------ Records supplied

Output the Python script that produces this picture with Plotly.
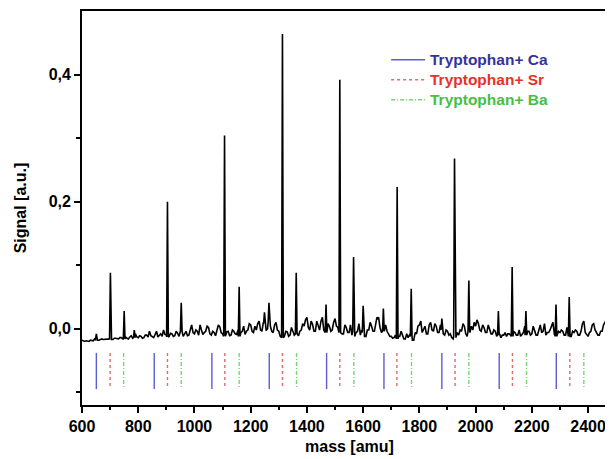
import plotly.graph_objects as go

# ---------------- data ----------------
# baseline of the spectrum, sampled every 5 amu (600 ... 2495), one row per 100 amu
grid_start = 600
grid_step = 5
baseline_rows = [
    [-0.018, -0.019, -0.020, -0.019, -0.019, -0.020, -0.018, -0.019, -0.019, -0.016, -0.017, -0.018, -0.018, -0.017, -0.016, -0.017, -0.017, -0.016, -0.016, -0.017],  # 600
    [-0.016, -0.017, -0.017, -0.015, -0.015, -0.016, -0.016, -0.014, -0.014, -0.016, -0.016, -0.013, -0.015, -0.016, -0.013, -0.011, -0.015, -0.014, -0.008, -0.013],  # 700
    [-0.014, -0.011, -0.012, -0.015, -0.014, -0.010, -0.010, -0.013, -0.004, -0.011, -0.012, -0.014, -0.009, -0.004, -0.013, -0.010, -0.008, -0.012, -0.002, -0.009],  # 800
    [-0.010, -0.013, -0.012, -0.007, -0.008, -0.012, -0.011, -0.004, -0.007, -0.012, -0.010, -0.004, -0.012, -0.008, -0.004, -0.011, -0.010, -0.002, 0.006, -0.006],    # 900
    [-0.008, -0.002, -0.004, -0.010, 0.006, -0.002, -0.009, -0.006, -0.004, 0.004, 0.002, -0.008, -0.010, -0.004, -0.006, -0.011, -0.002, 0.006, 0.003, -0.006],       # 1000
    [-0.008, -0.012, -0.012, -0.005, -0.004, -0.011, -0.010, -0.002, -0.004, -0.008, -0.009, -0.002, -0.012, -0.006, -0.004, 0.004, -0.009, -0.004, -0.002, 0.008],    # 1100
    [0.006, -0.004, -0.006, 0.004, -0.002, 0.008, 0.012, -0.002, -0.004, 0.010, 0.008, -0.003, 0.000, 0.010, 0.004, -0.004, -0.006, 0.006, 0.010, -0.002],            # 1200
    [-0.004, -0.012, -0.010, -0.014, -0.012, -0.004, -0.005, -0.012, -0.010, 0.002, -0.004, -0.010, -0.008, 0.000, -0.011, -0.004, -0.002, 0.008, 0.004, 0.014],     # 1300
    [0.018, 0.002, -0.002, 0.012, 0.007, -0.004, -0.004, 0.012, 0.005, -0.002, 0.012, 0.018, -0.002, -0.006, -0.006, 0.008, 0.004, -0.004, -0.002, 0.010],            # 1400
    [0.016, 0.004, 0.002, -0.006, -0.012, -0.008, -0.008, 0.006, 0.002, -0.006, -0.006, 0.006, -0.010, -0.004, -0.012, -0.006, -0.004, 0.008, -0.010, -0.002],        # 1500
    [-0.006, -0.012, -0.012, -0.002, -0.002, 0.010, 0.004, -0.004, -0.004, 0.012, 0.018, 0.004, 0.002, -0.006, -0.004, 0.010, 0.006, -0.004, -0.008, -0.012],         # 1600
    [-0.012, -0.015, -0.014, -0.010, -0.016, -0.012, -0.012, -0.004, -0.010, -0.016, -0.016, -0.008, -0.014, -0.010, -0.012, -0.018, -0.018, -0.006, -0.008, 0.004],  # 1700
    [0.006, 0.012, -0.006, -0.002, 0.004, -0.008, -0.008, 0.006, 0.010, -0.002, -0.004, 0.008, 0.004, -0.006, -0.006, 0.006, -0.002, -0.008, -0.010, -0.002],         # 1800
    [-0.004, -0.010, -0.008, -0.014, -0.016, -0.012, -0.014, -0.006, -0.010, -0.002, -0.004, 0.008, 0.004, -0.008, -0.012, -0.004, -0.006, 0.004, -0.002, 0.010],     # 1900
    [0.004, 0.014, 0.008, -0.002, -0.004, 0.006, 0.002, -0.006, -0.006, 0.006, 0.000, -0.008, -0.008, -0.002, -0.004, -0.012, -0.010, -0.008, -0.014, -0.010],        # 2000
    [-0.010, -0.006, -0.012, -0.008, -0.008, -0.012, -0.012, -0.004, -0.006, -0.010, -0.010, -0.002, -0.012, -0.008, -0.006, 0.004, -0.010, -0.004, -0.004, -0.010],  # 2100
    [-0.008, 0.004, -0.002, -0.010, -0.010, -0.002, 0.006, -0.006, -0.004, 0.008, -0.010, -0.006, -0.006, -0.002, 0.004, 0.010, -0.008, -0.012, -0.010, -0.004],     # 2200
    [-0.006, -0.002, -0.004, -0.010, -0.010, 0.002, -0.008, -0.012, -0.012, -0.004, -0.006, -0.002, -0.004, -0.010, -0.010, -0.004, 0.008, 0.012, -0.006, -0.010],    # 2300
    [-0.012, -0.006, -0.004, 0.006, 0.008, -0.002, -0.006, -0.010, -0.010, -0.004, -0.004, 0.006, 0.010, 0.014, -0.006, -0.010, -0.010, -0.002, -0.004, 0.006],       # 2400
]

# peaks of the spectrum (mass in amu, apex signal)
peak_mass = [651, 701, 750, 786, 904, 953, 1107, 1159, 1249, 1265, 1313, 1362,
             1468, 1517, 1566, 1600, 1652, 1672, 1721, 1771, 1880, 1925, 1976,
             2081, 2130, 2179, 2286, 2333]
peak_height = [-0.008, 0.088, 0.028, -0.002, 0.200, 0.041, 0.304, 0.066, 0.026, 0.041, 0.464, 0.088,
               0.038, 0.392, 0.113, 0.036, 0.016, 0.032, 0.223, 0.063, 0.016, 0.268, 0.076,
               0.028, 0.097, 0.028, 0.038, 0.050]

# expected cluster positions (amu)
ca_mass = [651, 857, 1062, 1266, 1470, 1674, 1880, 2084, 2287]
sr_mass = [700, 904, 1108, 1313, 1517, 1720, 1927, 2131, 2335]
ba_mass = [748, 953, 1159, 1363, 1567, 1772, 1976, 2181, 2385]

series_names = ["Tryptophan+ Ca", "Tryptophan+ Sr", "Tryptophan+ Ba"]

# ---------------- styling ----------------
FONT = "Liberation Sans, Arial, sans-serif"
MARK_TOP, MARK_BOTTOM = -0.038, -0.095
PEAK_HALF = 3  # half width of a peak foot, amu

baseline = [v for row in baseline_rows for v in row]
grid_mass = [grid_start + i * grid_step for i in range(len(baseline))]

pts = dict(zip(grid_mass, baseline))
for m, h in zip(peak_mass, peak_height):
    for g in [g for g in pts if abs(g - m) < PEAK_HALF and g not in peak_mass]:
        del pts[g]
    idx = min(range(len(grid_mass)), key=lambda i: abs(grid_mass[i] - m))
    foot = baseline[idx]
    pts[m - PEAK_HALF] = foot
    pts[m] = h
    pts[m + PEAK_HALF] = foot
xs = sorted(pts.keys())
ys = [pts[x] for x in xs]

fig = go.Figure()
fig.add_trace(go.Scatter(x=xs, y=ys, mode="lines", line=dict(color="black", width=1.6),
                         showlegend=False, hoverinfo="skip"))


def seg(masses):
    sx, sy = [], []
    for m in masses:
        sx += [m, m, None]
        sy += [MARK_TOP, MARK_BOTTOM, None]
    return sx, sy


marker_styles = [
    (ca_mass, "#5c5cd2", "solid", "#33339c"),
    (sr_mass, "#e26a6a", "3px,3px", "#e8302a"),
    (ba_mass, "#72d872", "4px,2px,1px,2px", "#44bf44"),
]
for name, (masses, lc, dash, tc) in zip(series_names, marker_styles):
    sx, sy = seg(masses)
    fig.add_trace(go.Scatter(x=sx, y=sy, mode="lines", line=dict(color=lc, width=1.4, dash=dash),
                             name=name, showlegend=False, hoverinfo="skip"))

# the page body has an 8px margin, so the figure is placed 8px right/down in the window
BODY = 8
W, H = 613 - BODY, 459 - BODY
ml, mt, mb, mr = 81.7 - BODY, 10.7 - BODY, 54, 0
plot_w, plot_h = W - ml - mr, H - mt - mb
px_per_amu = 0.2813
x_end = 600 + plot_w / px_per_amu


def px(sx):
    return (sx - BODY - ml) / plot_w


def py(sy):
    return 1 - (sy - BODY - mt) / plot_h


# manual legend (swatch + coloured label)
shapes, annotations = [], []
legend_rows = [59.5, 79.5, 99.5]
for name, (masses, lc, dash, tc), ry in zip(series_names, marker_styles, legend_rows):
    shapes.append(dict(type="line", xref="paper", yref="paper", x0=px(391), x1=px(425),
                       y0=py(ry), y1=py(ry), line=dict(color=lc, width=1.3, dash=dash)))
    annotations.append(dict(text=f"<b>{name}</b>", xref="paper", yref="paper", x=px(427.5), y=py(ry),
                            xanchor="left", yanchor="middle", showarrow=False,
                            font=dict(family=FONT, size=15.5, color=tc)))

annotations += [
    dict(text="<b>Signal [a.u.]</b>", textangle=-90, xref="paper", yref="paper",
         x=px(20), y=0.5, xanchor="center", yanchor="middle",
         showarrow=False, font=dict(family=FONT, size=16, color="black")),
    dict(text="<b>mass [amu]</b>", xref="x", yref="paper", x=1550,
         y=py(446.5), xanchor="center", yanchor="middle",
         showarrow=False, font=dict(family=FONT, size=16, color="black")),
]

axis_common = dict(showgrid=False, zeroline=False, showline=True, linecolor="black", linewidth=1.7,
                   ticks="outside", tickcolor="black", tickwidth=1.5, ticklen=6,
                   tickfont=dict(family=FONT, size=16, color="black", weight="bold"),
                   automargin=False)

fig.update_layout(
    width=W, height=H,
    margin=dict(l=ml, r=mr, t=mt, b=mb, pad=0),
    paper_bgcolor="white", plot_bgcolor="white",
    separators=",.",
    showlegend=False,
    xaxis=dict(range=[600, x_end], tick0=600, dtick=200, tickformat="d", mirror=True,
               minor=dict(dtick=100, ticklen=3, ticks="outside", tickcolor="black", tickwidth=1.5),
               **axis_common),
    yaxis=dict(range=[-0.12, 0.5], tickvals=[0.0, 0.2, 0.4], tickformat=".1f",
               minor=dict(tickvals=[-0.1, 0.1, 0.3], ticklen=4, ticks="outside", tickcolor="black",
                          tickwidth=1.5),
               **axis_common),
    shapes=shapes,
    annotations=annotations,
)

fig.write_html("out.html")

------------
------ Records supplied

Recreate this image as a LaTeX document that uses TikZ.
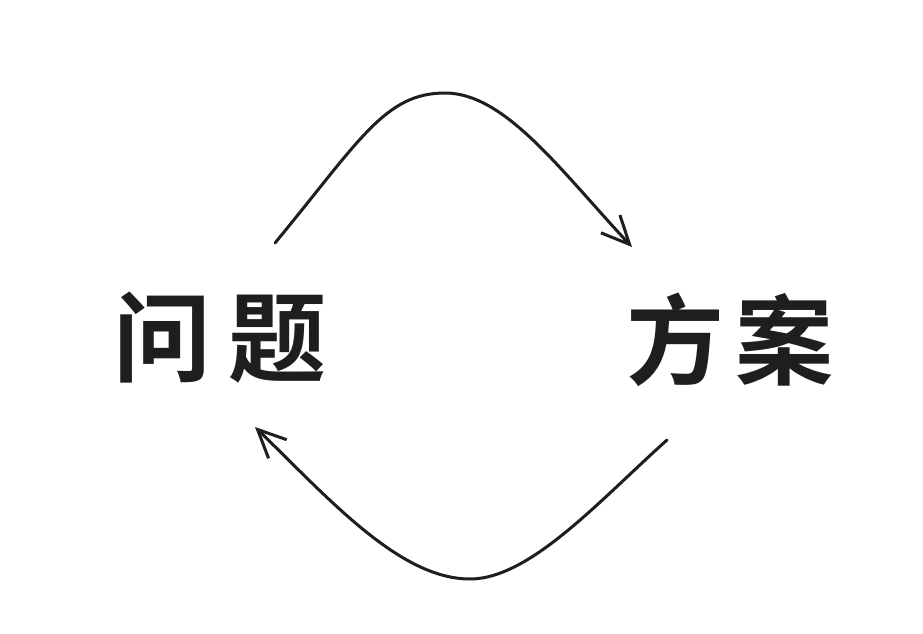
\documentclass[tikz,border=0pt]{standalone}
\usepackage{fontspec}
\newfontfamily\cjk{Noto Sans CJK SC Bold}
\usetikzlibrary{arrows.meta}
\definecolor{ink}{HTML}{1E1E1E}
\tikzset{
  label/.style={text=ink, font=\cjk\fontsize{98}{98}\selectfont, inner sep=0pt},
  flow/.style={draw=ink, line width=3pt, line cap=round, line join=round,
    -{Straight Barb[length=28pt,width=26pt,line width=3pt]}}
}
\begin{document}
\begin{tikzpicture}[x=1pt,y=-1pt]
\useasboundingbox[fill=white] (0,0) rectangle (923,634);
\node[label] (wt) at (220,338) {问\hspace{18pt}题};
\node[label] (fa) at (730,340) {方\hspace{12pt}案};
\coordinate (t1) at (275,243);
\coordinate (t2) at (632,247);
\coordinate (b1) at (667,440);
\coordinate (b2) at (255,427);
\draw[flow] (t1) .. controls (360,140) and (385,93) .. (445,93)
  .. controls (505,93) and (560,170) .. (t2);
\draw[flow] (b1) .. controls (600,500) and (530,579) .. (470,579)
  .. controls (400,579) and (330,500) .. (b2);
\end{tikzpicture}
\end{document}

------------
------ Records supplied

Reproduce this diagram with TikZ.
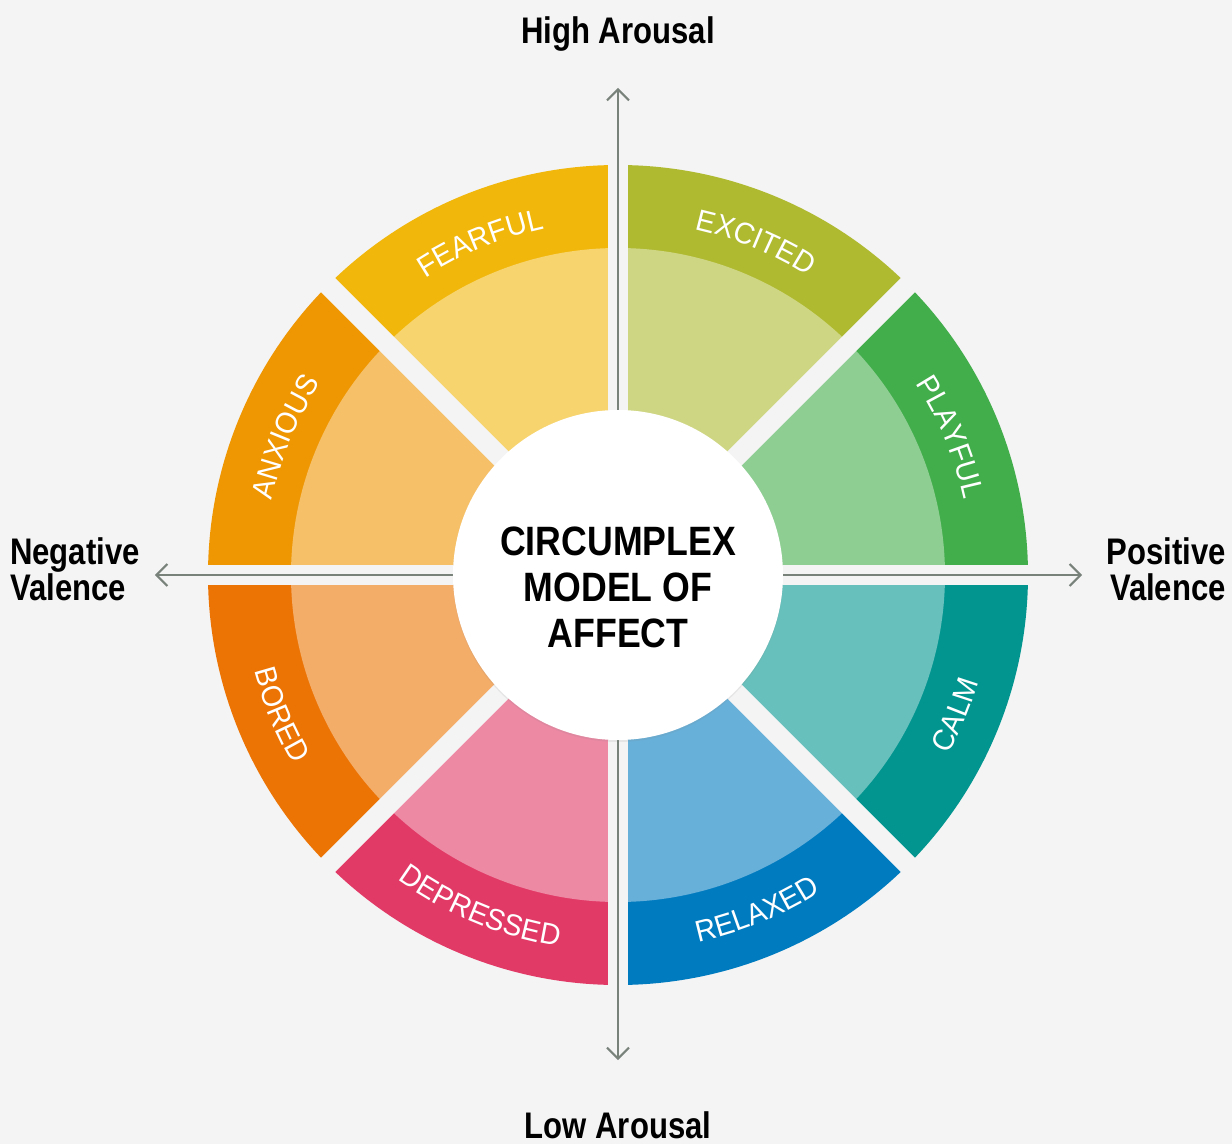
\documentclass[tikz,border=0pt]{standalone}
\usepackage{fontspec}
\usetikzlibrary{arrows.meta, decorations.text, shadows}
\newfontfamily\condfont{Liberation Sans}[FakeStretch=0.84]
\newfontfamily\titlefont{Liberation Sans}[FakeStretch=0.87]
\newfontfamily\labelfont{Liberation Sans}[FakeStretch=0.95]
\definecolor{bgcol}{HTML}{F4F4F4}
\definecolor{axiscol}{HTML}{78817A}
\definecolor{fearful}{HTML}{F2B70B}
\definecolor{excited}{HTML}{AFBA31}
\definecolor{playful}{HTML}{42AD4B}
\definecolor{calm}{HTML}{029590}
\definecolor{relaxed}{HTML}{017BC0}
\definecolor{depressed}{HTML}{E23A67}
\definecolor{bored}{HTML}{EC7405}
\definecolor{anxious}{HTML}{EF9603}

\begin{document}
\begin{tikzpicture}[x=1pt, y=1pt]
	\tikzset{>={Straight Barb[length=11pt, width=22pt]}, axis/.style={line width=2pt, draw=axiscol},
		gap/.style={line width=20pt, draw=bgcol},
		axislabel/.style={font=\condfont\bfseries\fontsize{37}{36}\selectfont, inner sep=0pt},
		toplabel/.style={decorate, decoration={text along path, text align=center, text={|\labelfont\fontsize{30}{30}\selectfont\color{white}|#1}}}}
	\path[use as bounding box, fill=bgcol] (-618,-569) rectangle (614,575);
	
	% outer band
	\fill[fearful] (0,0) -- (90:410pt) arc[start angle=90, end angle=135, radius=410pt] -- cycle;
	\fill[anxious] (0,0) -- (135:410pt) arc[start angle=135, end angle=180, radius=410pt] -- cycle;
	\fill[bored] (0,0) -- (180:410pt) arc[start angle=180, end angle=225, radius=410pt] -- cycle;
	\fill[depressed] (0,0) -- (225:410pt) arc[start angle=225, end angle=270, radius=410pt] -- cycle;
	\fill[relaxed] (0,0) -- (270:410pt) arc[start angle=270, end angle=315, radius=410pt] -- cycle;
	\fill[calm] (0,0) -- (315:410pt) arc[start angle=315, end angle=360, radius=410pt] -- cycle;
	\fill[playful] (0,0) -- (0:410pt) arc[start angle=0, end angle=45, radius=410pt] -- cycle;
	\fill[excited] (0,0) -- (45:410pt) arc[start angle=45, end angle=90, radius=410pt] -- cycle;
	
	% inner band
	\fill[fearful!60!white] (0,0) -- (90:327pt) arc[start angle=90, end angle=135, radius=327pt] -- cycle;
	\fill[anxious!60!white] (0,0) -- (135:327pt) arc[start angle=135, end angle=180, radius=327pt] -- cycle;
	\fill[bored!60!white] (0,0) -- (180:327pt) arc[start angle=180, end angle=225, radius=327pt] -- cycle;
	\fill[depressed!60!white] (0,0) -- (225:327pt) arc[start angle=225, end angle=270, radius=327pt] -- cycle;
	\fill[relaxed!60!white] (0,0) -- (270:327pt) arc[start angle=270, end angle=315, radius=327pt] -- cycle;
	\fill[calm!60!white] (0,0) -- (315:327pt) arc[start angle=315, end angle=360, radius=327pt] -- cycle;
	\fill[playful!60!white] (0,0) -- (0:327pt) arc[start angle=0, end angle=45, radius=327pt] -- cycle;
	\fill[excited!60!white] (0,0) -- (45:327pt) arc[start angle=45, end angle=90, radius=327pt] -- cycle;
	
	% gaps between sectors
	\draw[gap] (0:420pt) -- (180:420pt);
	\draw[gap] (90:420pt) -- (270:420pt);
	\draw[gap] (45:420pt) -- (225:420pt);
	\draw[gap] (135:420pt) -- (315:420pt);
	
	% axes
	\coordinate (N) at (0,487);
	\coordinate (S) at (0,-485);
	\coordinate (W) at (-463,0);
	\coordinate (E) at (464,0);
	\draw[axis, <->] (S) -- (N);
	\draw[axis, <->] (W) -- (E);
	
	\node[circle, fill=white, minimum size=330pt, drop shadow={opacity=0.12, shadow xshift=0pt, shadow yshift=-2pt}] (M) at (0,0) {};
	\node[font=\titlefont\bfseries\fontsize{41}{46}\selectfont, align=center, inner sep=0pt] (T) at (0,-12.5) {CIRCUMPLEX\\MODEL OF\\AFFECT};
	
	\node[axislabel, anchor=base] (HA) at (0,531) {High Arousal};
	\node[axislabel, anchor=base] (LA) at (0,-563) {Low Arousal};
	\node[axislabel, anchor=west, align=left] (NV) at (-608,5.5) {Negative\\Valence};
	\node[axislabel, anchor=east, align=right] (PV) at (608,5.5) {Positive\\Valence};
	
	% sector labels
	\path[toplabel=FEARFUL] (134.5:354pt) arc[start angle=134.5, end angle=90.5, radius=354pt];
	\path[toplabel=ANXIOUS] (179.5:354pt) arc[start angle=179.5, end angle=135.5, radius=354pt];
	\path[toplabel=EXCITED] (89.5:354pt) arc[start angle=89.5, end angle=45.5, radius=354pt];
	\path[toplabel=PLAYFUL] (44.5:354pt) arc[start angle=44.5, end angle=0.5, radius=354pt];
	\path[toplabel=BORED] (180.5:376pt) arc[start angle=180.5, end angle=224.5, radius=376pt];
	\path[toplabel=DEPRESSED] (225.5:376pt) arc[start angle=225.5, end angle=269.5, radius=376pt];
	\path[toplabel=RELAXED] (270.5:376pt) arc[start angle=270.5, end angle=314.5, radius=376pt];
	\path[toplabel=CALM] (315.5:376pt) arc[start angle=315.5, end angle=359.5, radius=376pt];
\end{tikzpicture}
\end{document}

------------

### [What is expected]
Only the lines from the one holding "Reproduce this diagram with TikZ." to the one holding "(-618,-569) rectangle (614,575);" should be returned, both included and exactly as written, with no pictures.

### [Exercise solution]
Reproduce this diagram with TikZ.
\documentclass[tikz,border=0pt]{standalone}
\usepackage{fontspec}
\usetikzlibrary{arrows.meta, decorations.text, shadows}
\newfontfamily\condfont{Liberation Sans}[FakeStretch=0.84]
\newfontfamily\titlefont{Liberation Sans}[FakeStretch=0.87]
\newfontfamily\labelfont{Liberation Sans}[FakeStretch=0.95]
\definecolor{bgcol}{HTML}{F4F4F4}
\definecolor{axiscol}{HTML}{78817A}
\definecolor{fearful}{HTML}{F2B70B}
\definecolor{excited}{HTML}{AFBA31}
\definecolor{playful}{HTML}{42AD4B}
\definecolor{calm}{HTML}{029590}
\definecolor{relaxed}{HTML}{017BC0}
\definecolor{depressed}{HTML}{E23A67}
\definecolor{bored}{HTML}{EC7405}
\definecolor{anxious}{HTML}{EF9603}

\begin{document}
\begin{tikzpicture}[x=1pt, y=1pt]
	\tikzset{>={Straight Barb[length=11pt, width=22pt]}, axis/.style={line width=2pt, draw=axiscol},
		gap/.style={line width=20pt, draw=bgcol},
		axislabel/.style={font=\condfont\bfseries\fontsize{37}{36}\selectfont, inner sep=0pt},
		toplabel/.style={decorate, decoration={text along path, text align=center, text={|\labelfont\fontsize{30}{30}\selectfont\color{white}|#1}}}}
	\path[use as bounding box, fill=bgcol] (-618,-569) rectangle (614,575);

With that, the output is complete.